Give back each entry unchanged, minus pictures.

## Begin Items

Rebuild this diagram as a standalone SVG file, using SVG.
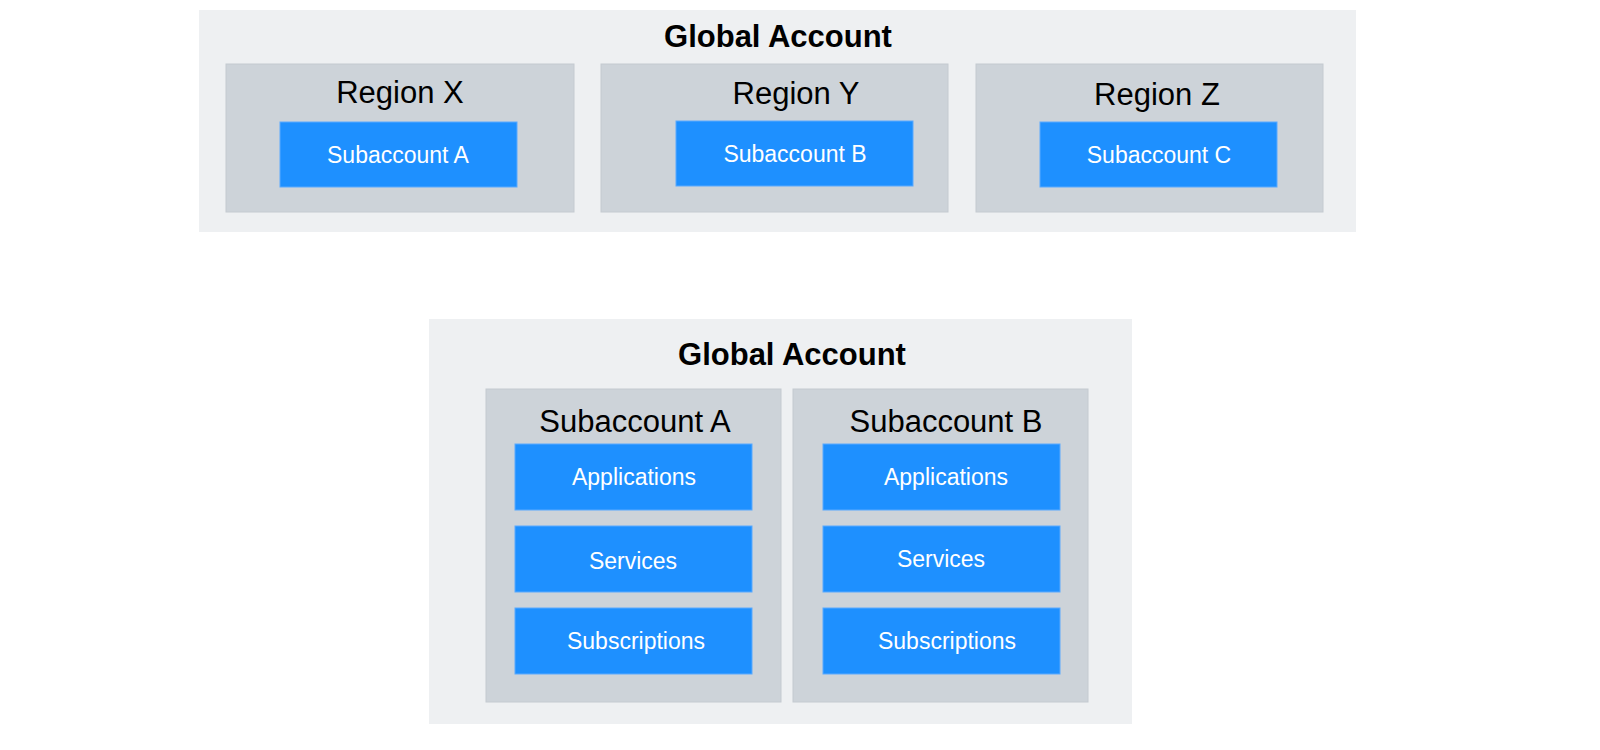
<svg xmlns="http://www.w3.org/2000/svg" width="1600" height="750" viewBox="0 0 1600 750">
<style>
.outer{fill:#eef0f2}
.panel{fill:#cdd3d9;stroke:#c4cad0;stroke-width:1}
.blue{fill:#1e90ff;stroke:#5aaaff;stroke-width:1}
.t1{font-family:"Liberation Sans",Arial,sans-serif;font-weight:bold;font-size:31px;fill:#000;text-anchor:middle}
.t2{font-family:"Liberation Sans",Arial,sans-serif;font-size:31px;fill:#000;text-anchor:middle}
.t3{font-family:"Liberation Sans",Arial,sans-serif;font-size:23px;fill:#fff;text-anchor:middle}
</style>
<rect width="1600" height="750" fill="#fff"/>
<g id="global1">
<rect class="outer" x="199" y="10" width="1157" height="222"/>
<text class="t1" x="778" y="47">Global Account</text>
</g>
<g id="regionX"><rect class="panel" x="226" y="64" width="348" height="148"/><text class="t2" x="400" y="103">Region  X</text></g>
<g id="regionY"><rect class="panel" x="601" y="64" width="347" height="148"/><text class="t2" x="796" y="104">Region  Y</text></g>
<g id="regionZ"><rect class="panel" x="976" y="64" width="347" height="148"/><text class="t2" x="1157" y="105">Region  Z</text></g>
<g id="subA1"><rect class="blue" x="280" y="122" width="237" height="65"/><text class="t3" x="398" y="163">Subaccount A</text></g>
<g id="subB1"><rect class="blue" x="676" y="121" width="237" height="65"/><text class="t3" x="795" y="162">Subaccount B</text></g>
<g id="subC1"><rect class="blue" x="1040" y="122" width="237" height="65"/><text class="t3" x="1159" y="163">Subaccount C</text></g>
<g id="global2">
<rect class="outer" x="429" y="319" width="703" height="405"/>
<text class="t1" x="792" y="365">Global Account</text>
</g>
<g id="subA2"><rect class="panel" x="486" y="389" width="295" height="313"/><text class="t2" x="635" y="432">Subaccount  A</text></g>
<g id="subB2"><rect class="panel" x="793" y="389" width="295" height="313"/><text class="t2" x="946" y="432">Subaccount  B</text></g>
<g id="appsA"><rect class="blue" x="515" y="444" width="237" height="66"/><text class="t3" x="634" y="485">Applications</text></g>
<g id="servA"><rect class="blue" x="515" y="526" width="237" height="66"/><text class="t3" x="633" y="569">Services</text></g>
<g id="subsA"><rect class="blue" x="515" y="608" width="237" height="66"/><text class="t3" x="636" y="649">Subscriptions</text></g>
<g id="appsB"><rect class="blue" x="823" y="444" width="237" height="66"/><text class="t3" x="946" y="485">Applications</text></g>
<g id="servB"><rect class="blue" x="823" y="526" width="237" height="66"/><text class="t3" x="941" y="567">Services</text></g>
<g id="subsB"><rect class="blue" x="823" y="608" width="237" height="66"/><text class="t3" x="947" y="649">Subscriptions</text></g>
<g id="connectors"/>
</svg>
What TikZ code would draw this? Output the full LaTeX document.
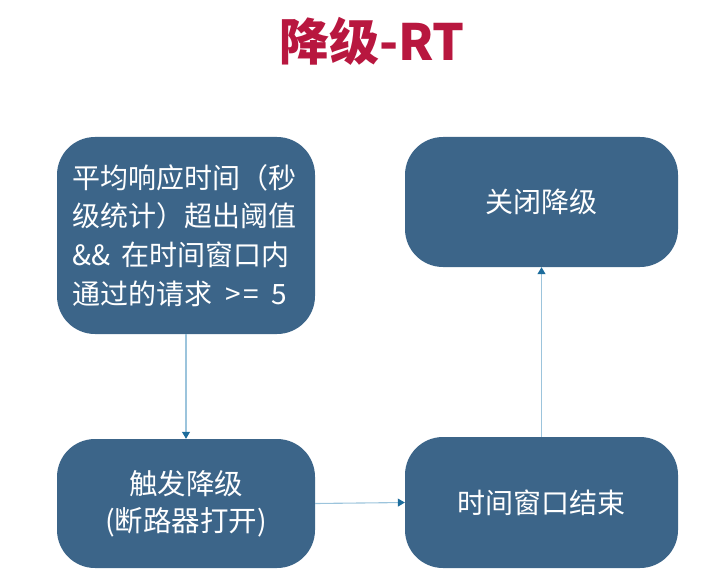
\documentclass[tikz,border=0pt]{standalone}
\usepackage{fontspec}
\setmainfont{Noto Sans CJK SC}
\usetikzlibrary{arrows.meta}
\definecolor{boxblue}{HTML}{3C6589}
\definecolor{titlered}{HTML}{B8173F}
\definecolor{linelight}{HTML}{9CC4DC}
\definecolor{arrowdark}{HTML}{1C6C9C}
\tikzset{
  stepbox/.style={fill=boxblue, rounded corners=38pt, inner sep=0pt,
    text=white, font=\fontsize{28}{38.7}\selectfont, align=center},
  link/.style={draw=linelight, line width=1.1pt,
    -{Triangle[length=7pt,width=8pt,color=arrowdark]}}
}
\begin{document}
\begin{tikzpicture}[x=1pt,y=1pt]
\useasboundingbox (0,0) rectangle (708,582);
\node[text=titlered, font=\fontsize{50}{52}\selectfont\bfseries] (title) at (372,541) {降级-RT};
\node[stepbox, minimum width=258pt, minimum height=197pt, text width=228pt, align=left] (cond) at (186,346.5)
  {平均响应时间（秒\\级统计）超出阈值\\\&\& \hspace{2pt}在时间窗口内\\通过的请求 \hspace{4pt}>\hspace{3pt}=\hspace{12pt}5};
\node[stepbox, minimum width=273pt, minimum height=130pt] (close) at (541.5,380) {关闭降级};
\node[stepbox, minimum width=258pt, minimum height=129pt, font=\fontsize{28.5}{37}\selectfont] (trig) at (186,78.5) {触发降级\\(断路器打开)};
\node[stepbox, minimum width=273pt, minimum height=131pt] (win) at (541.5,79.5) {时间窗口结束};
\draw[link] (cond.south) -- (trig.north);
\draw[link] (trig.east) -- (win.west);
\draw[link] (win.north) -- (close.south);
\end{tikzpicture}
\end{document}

## End Items

_Output for this exercise:_
Rebuild this diagram as a standalone SVG file, using SVG.
<svg xmlns="http://www.w3.org/2000/svg" width="1600" height="750" viewBox="0 0 1600 750">
<style>
.outer{fill:#eef0f2}
.panel{fill:#cdd3d9;stroke:#c4cad0;stroke-width:1}
.blue{fill:#1e90ff;stroke:#5aaaff;stroke-width:1}
.t1{font-family:"Liberation Sans",Arial,sans-serif;font-weight:bold;font-size:31px;fill:#000;text-anchor:middle}
.t2{font-family:"Liberation Sans",Arial,sans-serif;font-size:31px;fill:#000;text-anchor:middle}
.t3{font-family:"Liberation Sans",Arial,sans-serif;font-size:23px;fill:#fff;text-anchor:middle}
</style>
<rect width="1600" height="750" fill="#fff"/>
<g id="global1">
<rect class="outer" x="199" y="10" width="1157" height="222"/>
<text class="t1" x="778" y="47">Global Account</text>
</g>
<g id="regionX"><rect class="panel" x="226" y="64" width="348" height="148"/><text class="t2" x="400" y="103">Region  X</text></g>
<g id="regionY"><rect class="panel" x="601" y="64" width="347" height="148"/><text class="t2" x="796" y="104">Region  Y</text></g>
<g id="regionZ"><rect class="panel" x="976" y="64" width="347" height="148"/><text class="t2" x="1157" y="105">Region  Z</text></g>
<g id="subA1"><rect class="blue" x="280" y="122" width="237" height="65"/><text class="t3" x="398" y="163">Subaccount A</text></g>
<g id="subB1"><rect class="blue" x="676" y="121" width="237" height="65"/><text class="t3" x="795" y="162">Subaccount B</text></g>
<g id="subC1"><rect class="blue" x="1040" y="122" width="237" height="65"/><text class="t3" x="1159" y="163">Subaccount C</text></g>
<g id="global2">
<rect class="outer" x="429" y="319" width="703" height="405"/>
<text class="t1" x="792" y="365">Global Account</text>
</g>
<g id="subA2"><rect class="panel" x="486" y="389" width="295" height="313"/><text class="t2" x="635" y="432">Subaccount  A</text></g>
<g id="subB2"><rect class="panel" x="793" y="389" width="295" height="313"/><text class="t2" x="946" y="432">Subaccount  B</text></g>
<g id="appsA"><rect class="blue" x="515" y="444" width="237" height="66"/><text class="t3" x="634" y="485">Applications</text></g>
<g id="servA"><rect class="blue" x="515" y="526" width="237" height="66"/><text class="t3" x="633" y="569">Services</text></g>
<g id="subsA"><rect class="blue" x="515" y="608" width="237" height="66"/><text class="t3" x="636" y="649">Subscriptions</text></g>
<g id="appsB"><rect class="blue" x="823" y="444" width="237" height="66"/><text class="t3" x="946" y="485">Applications</text></g>
<g id="servB"><rect class="blue" x="823" y="526" width="237" height="66"/><text class="t3" x="941" y="567">Services</text></g>
<g id="subsB"><rect class="blue" x="823" y="608" width="237" height="66"/><text class="t3" x="947" y="649">Subscriptions</text></g>
<g id="connectors"/>
</svg>
What TikZ code would draw this? Output the full LaTeX document.
\documentclass[tikz,border=0pt]{standalone}
\usepackage{fontspec}
\setmainfont{Noto Sans CJK SC}
\usetikzlibrary{arrows.meta}
\definecolor{boxblue}{HTML}{3C6589}
\definecolor{titlered}{HTML}{B8173F}
\definecolor{linelight}{HTML}{9CC4DC}
\definecolor{arrowdark}{HTML}{1C6C9C}
\tikzset{
  stepbox/.style={fill=boxblue, rounded corners=38pt, inner sep=0pt,
    text=white, font=\fontsize{28}{38.7}\selectfont, align=center},
  link/.style={draw=linelight, line width=1.1pt,
    -{Triangle[length=7pt,width=8pt,color=arrowdark]}}
}
\begin{document}
\begin{tikzpicture}[x=1pt,y=1pt]
\useasboundingbox (0,0) rectangle (708,582);
\node[text=titlered, font=\fontsize{50}{52}\selectfont\bfseries] (title) at (372,541) {降级-RT};
\node[stepbox, minimum width=258pt, minimum height=197pt, text width=228pt, align=left] (cond) at (186,346.5)
  {平均响应时间（秒\\级统计）超出阈值\\\&\& \hspace{2pt}在时间窗口内\\通过的请求 \hspace{4pt}>\hspace{3pt}=\hspace{12pt}5};
\node[stepbox, minimum width=273pt, minimum height=130pt] (close) at (541.5,380) {关闭降级};
\node[stepbox, minimum width=258pt, minimum height=129pt, font=\fontsize{28.5}{37}\selectfont] (trig) at (186,78.5) {触发降级\\(断路器打开)};
\node[stepbox, minimum width=273pt, minimum height=131pt] (win) at (541.5,79.5) {时间窗口结束};
\draw[link] (cond.south) -- (trig.north);
\draw[link] (trig.east) -- (win.west);
\draw[link] (win.north) -- (close.south);
\end{tikzpicture}
\end{document}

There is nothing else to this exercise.